* [Objective]:
Within the material below, transcribe exactly the lines from the one holding "Reproduce this chart with Apache ECharts." through the one holding "0.00040, 0.00155, 0.00030];", keeping both ends and skipping the rest.
# start of Exercise input
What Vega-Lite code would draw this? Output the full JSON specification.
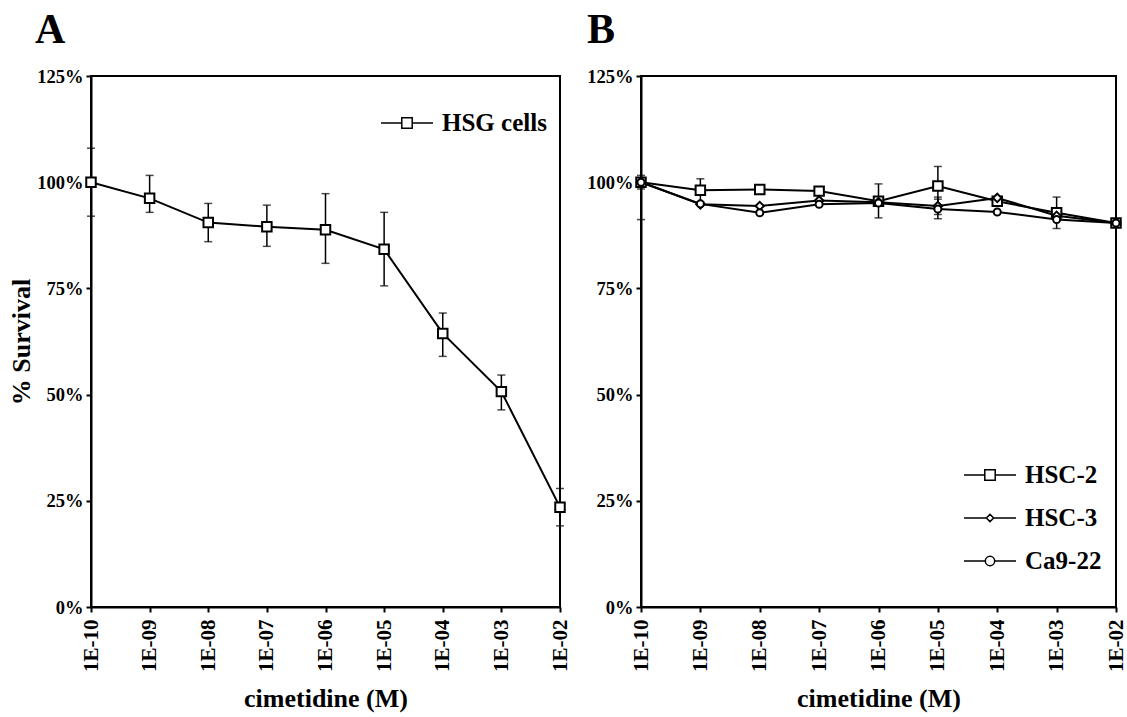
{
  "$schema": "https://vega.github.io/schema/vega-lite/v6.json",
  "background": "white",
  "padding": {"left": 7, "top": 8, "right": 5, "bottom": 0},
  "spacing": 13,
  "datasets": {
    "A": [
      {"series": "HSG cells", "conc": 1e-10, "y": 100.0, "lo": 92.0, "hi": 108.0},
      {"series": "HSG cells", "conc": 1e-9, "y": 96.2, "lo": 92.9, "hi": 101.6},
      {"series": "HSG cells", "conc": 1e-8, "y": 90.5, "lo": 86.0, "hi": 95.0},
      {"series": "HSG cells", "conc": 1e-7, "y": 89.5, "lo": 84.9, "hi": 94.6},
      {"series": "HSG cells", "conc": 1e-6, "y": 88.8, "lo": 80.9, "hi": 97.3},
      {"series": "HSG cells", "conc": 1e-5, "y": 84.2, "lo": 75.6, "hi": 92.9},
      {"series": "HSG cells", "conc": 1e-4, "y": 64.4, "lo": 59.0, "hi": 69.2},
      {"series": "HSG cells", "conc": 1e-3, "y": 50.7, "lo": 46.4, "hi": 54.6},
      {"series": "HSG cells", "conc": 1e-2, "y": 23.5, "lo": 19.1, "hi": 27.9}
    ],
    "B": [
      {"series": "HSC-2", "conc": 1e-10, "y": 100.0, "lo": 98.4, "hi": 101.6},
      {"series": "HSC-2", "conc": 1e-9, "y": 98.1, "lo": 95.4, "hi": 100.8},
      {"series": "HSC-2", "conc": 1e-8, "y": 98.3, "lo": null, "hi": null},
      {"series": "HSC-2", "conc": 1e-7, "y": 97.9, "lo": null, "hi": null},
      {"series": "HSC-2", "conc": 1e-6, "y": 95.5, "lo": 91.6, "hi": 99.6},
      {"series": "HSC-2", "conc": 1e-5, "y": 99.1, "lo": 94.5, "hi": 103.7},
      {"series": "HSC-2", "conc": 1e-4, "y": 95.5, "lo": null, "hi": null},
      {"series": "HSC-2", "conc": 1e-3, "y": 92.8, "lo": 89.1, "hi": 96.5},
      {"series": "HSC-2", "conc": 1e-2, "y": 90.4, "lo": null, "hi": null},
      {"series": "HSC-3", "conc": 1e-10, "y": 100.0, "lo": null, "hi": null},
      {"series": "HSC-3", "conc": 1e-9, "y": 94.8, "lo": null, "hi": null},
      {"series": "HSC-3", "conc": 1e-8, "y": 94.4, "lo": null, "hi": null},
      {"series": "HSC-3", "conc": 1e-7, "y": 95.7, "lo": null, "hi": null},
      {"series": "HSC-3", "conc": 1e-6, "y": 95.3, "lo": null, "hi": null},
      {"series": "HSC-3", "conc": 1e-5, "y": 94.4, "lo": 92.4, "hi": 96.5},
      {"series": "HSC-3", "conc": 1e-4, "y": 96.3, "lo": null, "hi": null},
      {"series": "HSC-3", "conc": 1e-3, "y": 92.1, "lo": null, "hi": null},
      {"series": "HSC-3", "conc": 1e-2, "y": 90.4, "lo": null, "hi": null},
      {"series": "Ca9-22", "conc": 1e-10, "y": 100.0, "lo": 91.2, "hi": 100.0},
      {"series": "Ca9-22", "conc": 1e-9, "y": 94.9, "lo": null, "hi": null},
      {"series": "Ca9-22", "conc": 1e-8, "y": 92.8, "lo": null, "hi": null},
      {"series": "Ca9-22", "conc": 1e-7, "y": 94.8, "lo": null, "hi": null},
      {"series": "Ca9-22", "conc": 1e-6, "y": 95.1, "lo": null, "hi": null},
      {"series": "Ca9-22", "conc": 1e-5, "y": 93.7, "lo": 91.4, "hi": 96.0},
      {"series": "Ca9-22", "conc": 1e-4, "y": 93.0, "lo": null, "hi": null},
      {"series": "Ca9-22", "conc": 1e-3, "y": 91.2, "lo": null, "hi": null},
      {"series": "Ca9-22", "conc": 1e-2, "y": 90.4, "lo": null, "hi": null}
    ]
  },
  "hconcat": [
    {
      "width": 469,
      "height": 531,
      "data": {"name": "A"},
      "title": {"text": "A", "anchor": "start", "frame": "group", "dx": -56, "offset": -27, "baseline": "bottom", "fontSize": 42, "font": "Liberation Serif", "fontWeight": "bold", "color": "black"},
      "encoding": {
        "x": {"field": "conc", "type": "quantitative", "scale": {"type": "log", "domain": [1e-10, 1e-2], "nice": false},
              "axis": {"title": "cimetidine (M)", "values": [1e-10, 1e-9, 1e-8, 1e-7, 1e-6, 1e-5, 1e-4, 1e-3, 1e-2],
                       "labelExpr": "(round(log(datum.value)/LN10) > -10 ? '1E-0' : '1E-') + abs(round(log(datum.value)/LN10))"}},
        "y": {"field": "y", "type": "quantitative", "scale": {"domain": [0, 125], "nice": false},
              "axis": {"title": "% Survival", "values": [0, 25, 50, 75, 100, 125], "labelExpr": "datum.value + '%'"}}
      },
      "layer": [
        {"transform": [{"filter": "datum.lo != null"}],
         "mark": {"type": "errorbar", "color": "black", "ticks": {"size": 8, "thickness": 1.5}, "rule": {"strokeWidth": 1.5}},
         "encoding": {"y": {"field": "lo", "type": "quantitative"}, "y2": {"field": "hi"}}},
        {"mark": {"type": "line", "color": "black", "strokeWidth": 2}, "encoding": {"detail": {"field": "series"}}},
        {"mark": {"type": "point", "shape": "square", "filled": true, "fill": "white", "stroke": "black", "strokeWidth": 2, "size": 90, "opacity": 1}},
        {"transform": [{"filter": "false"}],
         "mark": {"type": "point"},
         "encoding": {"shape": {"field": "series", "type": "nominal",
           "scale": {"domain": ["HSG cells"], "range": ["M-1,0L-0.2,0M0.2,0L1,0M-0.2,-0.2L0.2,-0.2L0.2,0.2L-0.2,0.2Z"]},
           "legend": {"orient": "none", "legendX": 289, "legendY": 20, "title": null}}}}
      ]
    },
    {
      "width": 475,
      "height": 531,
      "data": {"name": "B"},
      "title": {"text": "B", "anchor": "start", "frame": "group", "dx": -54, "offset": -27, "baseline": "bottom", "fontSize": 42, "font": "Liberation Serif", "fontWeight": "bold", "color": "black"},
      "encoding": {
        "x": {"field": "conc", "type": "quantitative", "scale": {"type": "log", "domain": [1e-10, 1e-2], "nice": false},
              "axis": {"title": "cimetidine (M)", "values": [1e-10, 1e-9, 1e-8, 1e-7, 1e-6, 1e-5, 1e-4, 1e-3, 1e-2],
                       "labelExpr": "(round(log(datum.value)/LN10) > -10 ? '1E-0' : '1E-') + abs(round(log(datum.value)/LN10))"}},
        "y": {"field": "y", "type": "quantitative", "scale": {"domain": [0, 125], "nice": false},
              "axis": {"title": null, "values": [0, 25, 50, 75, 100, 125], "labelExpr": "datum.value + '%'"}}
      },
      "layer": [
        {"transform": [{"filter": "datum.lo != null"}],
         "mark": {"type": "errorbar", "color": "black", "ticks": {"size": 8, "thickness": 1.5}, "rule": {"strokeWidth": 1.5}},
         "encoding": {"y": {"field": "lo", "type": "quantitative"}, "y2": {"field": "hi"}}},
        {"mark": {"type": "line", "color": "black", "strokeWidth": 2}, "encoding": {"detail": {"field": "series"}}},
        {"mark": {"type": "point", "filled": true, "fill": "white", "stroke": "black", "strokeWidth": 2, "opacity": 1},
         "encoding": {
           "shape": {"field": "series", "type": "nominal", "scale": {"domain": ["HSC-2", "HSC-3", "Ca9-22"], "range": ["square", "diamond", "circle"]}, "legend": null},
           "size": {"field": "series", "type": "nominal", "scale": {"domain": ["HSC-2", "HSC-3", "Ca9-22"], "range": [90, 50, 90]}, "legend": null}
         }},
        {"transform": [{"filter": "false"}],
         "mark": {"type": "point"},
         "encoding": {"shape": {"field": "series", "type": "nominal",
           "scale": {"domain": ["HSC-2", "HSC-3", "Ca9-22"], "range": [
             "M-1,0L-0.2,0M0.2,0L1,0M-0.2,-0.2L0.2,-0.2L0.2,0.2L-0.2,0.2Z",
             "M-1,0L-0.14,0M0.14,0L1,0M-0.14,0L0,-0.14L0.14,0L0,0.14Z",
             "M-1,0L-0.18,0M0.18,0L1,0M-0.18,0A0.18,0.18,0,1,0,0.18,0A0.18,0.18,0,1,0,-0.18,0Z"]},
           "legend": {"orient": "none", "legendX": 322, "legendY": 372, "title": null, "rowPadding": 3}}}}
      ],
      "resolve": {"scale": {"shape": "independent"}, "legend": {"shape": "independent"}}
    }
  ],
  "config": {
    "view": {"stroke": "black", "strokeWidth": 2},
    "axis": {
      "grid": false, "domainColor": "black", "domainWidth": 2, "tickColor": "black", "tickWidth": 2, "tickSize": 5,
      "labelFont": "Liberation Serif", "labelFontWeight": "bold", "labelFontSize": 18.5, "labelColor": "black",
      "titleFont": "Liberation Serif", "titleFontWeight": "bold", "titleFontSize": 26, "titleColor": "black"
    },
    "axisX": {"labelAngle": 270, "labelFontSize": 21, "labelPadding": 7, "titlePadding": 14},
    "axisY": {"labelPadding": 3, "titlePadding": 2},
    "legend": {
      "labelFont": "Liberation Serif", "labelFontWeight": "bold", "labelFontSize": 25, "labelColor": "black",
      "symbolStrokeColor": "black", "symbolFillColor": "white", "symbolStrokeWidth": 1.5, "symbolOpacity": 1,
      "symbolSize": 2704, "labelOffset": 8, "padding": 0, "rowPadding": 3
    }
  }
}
# end of Exercise input
# start of Exercise input
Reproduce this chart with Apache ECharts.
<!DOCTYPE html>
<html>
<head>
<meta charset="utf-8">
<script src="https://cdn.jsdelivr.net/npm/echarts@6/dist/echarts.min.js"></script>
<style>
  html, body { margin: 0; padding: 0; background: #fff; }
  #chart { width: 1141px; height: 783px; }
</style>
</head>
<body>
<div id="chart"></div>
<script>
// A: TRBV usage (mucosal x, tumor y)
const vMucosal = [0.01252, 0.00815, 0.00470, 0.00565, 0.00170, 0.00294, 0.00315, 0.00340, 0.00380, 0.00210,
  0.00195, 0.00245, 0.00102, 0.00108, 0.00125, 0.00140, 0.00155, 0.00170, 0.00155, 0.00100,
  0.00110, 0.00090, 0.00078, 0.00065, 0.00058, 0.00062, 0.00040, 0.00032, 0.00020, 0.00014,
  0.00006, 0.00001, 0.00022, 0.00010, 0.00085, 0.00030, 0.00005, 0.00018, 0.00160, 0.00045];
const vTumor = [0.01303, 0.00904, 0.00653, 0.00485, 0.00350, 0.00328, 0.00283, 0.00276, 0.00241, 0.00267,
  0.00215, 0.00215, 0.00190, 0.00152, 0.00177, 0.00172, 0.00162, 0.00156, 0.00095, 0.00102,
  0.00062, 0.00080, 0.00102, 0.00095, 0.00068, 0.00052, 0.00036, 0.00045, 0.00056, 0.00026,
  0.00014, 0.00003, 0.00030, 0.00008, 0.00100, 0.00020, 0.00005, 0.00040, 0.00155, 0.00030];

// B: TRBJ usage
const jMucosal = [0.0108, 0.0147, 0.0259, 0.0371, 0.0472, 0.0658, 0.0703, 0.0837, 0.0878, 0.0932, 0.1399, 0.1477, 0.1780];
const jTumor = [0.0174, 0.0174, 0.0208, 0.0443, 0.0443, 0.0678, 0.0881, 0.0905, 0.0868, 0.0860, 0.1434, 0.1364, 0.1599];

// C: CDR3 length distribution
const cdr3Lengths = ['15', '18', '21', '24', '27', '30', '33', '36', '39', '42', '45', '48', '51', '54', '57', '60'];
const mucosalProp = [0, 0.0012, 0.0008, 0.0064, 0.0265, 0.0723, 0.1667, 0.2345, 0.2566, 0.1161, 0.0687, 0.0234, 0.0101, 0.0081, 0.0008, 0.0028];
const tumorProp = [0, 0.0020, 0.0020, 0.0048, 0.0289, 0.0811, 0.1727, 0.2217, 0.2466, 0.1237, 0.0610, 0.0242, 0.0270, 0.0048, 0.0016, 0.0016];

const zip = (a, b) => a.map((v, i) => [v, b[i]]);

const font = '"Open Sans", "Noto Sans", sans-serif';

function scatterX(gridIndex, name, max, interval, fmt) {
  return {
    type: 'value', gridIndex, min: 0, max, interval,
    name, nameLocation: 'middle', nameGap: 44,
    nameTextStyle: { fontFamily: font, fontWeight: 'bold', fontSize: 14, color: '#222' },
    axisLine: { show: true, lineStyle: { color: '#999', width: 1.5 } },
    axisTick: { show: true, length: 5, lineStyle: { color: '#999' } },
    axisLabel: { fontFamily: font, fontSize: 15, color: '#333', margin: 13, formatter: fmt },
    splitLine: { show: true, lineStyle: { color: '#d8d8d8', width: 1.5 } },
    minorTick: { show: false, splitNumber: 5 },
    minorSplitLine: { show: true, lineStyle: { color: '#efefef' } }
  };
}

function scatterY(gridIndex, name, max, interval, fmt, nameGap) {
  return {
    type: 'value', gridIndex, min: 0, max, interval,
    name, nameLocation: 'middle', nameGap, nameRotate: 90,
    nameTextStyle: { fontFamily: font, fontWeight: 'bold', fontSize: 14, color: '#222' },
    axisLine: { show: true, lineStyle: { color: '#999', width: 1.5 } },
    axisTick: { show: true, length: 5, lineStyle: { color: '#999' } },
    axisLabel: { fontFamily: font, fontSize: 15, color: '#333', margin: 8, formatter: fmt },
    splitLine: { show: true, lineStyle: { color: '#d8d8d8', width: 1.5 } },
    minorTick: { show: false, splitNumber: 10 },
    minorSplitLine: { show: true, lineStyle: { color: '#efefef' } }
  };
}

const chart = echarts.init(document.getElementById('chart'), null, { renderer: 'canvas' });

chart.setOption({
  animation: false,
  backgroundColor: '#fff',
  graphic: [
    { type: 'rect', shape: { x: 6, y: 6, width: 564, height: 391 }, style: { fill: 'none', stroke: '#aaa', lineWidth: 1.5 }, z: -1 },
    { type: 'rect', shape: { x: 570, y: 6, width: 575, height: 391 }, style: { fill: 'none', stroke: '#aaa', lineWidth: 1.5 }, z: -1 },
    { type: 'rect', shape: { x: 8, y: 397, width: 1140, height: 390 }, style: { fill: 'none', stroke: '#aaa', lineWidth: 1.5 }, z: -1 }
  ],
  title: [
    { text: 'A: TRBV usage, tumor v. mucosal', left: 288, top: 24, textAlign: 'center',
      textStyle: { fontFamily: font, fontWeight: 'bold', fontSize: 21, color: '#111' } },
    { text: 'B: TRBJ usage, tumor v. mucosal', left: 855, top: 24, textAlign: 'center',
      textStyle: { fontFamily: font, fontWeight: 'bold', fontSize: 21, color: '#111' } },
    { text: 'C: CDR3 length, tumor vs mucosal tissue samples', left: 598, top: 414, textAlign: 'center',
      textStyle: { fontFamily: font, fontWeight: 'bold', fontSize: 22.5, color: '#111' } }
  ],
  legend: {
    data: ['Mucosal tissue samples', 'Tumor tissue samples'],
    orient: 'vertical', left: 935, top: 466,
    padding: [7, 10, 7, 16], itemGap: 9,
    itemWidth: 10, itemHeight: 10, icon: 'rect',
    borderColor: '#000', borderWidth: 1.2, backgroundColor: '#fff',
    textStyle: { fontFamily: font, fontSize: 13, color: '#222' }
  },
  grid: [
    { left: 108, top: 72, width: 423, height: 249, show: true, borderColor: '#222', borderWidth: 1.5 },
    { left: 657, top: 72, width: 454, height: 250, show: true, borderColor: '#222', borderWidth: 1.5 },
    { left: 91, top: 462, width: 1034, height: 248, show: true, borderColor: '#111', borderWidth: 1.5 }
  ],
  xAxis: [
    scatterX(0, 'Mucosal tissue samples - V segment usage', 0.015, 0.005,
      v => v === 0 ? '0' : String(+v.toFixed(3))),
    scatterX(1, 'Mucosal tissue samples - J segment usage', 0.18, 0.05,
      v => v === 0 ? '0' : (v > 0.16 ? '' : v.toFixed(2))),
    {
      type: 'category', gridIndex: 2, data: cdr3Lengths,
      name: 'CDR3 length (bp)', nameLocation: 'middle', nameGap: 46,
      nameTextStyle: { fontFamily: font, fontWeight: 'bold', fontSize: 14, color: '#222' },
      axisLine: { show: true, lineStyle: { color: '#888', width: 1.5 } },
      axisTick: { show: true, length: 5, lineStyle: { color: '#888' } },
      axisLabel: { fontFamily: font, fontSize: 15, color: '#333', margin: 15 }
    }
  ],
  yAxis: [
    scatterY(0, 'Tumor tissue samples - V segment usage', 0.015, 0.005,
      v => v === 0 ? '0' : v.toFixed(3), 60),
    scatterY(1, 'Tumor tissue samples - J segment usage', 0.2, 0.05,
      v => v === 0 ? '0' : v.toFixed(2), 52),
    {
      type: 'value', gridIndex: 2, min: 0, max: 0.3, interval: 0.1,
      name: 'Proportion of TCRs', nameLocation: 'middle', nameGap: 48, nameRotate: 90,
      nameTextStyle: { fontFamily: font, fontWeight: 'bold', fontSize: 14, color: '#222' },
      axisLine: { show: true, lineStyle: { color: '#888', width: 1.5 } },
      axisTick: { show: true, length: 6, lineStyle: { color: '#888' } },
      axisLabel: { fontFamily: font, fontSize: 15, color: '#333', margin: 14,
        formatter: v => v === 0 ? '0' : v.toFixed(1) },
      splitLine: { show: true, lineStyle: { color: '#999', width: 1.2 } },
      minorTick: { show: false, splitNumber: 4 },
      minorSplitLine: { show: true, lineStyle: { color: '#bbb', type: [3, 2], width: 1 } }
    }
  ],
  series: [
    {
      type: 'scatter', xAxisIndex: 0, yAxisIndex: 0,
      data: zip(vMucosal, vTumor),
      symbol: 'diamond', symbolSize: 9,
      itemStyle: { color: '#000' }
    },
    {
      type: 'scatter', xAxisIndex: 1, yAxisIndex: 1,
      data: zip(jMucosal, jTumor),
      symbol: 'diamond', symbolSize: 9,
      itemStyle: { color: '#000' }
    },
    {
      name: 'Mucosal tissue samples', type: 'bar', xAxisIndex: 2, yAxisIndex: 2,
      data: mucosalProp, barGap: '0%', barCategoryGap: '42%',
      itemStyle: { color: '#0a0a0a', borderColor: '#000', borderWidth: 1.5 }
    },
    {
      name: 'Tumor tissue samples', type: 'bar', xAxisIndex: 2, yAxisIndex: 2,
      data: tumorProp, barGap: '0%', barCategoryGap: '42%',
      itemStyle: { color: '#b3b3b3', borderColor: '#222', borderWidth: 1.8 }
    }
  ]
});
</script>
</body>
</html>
# end of Exercise input
* [Full response]:
Reproduce this chart with Apache ECharts.
<!DOCTYPE html>
<html>
<head>
<meta charset="utf-8">
<script src="https://cdn.jsdelivr.net/npm/echarts@6/dist/echarts.min.js"></script>
<style>
  html, body { margin: 0; padding: 0; background: #fff; }
  #chart { width: 1141px; height: 783px; }
</style>
</head>
<body>
<div id="chart"></div>
<script>
// A: TRBV usage (mucosal x, tumor y)
const vMucosal = [0.01252, 0.00815, 0.00470, 0.00565, 0.00170, 0.00294, 0.00315, 0.00340, 0.00380, 0.00210,
  0.00195, 0.00245, 0.00102, 0.00108, 0.00125, 0.00140, 0.00155, 0.00170, 0.00155, 0.00100,
  0.00110, 0.00090, 0.00078, 0.00065, 0.00058, 0.00062, 0.00040, 0.00032, 0.00020, 0.00014,
  0.00006, 0.00001, 0.00022, 0.00010, 0.00085, 0.00030, 0.00005, 0.00018, 0.00160, 0.00045];
const vTumor = [0.01303, 0.00904, 0.00653, 0.00485, 0.00350, 0.00328, 0.00283, 0.00276, 0.00241, 0.00267,
  0.00215, 0.00215, 0.00190, 0.00152, 0.00177, 0.00172, 0.00162, 0.00156, 0.00095, 0.00102,
  0.00062, 0.00080, 0.00102, 0.00095, 0.00068, 0.00052, 0.00036, 0.00045, 0.00056, 0.00026,
  0.00014, 0.00003, 0.00030, 0.00008, 0.00100, 0.00020, 0.00005, 0.00040, 0.00155, 0.00030];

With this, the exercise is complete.